━━ DATASET SECTION ━━

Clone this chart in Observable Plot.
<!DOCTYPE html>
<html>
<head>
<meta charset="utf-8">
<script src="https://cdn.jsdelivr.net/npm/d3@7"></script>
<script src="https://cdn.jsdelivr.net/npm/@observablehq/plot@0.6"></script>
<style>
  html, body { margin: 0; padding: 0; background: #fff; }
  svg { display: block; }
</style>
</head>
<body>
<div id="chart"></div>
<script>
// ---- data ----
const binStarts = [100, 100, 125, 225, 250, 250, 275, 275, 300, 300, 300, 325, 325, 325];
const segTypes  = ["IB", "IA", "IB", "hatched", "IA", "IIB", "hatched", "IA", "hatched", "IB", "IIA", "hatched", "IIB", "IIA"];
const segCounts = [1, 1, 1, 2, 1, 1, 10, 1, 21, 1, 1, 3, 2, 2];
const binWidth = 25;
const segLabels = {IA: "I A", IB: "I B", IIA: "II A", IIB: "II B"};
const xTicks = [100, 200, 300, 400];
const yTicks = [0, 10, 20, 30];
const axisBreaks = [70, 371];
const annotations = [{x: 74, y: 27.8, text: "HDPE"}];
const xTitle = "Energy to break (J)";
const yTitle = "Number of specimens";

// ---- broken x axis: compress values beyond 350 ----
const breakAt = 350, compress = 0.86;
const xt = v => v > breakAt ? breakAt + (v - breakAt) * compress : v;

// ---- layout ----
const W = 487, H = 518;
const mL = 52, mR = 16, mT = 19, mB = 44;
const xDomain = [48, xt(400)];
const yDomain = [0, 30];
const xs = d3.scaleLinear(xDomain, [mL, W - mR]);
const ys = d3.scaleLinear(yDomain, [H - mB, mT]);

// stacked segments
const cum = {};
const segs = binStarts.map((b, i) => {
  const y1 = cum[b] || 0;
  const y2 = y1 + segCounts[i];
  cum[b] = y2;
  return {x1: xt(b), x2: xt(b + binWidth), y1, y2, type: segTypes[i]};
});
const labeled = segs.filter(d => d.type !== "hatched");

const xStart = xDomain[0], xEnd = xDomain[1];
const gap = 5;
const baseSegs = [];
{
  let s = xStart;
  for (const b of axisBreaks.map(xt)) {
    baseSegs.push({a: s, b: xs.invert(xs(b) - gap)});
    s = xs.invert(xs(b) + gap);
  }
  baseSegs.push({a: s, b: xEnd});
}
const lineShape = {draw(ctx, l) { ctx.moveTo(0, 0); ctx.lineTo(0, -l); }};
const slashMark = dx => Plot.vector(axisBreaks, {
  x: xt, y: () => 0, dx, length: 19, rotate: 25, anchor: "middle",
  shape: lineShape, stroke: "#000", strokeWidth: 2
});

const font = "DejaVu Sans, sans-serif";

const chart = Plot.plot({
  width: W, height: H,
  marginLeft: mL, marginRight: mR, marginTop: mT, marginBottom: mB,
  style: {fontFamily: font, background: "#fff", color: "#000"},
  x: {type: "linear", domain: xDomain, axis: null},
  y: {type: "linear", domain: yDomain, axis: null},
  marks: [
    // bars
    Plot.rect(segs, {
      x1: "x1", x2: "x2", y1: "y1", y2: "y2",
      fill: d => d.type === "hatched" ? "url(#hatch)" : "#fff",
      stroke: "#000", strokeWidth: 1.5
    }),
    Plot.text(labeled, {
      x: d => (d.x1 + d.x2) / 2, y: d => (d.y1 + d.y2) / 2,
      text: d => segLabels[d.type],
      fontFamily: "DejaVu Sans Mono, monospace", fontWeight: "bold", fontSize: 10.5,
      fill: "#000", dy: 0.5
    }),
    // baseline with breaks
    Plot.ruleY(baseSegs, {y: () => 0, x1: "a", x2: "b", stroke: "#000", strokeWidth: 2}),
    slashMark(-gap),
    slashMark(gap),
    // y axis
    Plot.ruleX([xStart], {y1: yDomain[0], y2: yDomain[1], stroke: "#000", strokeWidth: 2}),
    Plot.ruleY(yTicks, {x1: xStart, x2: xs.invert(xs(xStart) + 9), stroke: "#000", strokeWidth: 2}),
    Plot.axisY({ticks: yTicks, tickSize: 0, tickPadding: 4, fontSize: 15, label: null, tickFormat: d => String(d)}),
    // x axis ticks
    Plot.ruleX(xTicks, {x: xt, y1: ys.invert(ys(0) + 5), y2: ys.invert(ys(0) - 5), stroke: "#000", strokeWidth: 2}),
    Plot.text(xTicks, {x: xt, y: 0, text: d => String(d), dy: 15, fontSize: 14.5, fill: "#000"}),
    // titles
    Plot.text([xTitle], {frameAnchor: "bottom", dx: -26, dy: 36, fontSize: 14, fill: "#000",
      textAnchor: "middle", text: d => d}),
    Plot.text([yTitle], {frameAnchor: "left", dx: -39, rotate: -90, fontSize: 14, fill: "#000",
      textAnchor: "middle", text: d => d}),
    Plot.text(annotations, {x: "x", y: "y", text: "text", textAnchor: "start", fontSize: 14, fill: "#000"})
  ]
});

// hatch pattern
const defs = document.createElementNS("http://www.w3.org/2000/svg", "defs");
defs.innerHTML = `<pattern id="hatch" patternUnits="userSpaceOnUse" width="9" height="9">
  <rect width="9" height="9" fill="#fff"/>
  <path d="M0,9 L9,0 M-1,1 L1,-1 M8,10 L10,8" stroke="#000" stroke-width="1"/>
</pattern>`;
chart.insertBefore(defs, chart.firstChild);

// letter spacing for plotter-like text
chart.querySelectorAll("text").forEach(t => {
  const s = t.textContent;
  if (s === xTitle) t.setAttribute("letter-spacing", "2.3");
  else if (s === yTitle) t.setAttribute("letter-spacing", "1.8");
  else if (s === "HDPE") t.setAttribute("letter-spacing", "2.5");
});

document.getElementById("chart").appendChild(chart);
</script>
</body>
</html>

━━━

-- WHAT IS NEEDED --
From the first line of the data through the line with "const labeled = segs.filter(d", quote each line exactly and add nothing else.

-- SOLUTION FOR THIS TASK --
Clone this chart in Observable Plot.
<!DOCTYPE html>
<html>
<head>
<meta charset="utf-8">
<script src="https://cdn.jsdelivr.net/npm/d3@7"></script>
<script src="https://cdn.jsdelivr.net/npm/@observablehq/plot@0.6"></script>
<style>
  html, body { margin: 0; padding: 0; background: #fff; }
  svg { display: block; }
</style>
</head>
<body>
<div id="chart"></div>
<script>
// ---- data ----
const binStarts = [100, 100, 125, 225, 250, 250, 275, 275, 300, 300, 300, 325, 325, 325];
const segTypes  = ["IB", "IA", "IB", "hatched", "IA", "IIB", "hatched", "IA", "hatched", "IB", "IIA", "hatched", "IIB", "IIA"];
const segCounts = [1, 1, 1, 2, 1, 1, 10, 1, 21, 1, 1, 3, 2, 2];
const binWidth = 25;
const segLabels = {IA: "I A", IB: "I B", IIA: "II A", IIB: "II B"};
const xTicks = [100, 200, 300, 400];
const yTicks = [0, 10, 20, 30];
const axisBreaks = [70, 371];
const annotations = [{x: 74, y: 27.8, text: "HDPE"}];
const xTitle = "Energy to break (J)";
const yTitle = "Number of specimens";

// ---- broken x axis: compress values beyond 350 ----
const breakAt = 350, compress = 0.86;
const xt = v => v > breakAt ? breakAt + (v - breakAt) * compress : v;

// ---- layout ----
const W = 487, H = 518;
const mL = 52, mR = 16, mT = 19, mB = 44;
const xDomain = [48, xt(400)];
const yDomain = [0, 30];
const xs = d3.scaleLinear(xDomain, [mL, W - mR]);
const ys = d3.scaleLinear(yDomain, [H - mB, mT]);

// stacked segments
const cum = {};
const segs = binStarts.map((b, i) => {
  const y1 = cum[b] || 0;
  const y2 = y1 + segCounts[i];
  cum[b] = y2;
  return {x1: xt(b), x2: xt(b + binWidth), y1, y2, type: segTypes[i]};
});
const labeled = segs.filter(d => d.type !== "hatched");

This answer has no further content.